__YOUR OBJECTIVE__: Give the data a second time, exactly and in full.

__PROVIDED MATERIAL__:
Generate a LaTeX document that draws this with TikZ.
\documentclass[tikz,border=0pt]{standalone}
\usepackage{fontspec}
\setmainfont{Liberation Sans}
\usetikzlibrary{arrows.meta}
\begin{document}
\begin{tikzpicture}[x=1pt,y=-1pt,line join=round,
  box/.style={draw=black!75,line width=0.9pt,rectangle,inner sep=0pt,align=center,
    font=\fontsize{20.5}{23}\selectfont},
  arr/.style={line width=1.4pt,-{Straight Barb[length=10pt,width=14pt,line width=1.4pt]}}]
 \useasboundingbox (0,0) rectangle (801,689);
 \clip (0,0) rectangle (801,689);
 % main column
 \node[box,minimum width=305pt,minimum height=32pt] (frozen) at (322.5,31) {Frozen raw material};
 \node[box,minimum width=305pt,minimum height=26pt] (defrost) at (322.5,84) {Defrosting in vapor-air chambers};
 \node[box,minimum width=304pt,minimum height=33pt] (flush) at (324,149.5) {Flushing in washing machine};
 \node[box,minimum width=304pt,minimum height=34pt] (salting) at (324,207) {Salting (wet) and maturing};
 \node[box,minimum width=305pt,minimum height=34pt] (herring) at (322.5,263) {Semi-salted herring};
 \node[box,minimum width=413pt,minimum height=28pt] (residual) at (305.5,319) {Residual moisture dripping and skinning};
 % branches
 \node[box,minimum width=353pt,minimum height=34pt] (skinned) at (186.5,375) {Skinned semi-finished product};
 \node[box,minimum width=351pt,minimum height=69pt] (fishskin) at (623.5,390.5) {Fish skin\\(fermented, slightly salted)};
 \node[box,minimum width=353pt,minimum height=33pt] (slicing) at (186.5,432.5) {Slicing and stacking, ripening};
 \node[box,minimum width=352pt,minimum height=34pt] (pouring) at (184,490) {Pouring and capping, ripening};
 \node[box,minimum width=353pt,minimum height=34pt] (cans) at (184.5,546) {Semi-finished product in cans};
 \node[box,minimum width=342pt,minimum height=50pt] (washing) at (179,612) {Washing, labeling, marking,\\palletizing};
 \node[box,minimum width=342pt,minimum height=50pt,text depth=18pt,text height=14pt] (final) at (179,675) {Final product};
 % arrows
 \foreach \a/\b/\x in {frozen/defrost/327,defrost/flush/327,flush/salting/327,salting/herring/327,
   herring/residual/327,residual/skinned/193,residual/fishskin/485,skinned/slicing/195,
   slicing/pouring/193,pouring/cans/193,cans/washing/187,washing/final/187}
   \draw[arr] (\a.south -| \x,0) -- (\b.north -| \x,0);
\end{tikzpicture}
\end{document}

__RESPONSE__:
Generate a LaTeX document that draws this with TikZ.
\documentclass[tikz,border=0pt]{standalone}
\usepackage{fontspec}
\setmainfont{Liberation Sans}
\usetikzlibrary{arrows.meta}
\begin{document}
\begin{tikzpicture}[x=1pt,y=-1pt,line join=round,
  box/.style={draw=black!75,line width=0.9pt,rectangle,inner sep=0pt,align=center,
    font=\fontsize{20.5}{23}\selectfont},
  arr/.style={line width=1.4pt,-{Straight Barb[length=10pt,width=14pt,line width=1.4pt]}}]
 \useasboundingbox (0,0) rectangle (801,689);
 \clip (0,0) rectangle (801,689);
 % main column
 \node[box,minimum width=305pt,minimum height=32pt] (frozen) at (322.5,31) {Frozen raw material};
 \node[box,minimum width=305pt,minimum height=26pt] (defrost) at (322.5,84) {Defrosting in vapor-air chambers};
 \node[box,minimum width=304pt,minimum height=33pt] (flush) at (324,149.5) {Flushing in washing machine};
 \node[box,minimum width=304pt,minimum height=34pt] (salting) at (324,207) {Salting (wet) and maturing};
 \node[box,minimum width=305pt,minimum height=34pt] (herring) at (322.5,263) {Semi-salted herring};
 \node[box,minimum width=413pt,minimum height=28pt] (residual) at (305.5,319) {Residual moisture dripping and skinning};
 % branches
 \node[box,minimum width=353pt,minimum height=34pt] (skinned) at (186.5,375) {Skinned semi-finished product};
 \node[box,minimum width=351pt,minimum height=69pt] (fishskin) at (623.5,390.5) {Fish skin\\(fermented, slightly salted)};
 \node[box,minimum width=353pt,minimum height=33pt] (slicing) at (186.5,432.5) {Slicing and stacking, ripening};
 \node[box,minimum width=352pt,minimum height=34pt] (pouring) at (184,490) {Pouring and capping, ripening};
 \node[box,minimum width=353pt,minimum height=34pt] (cans) at (184.5,546) {Semi-finished product in cans};
 \node[box,minimum width=342pt,minimum height=50pt] (washing) at (179,612) {Washing, labeling, marking,\\palletizing};
 \node[box,minimum width=342pt,minimum height=50pt,text depth=18pt,text height=14pt] (final) at (179,675) {Final product};
 % arrows
 \foreach \a/\b/\x in {frozen/defrost/327,defrost/flush/327,flush/salting/327,salting/herring/327,
   herring/residual/327,residual/skinned/193,residual/fishskin/485,skinned/slicing/195,
   slicing/pouring/193,pouring/cans/193,cans/washing/187,washing/final/187}
   \draw[arr] (\a.south -| \x,0) -- (\b.north -| \x,0);
\end{tikzpicture}
\end{document}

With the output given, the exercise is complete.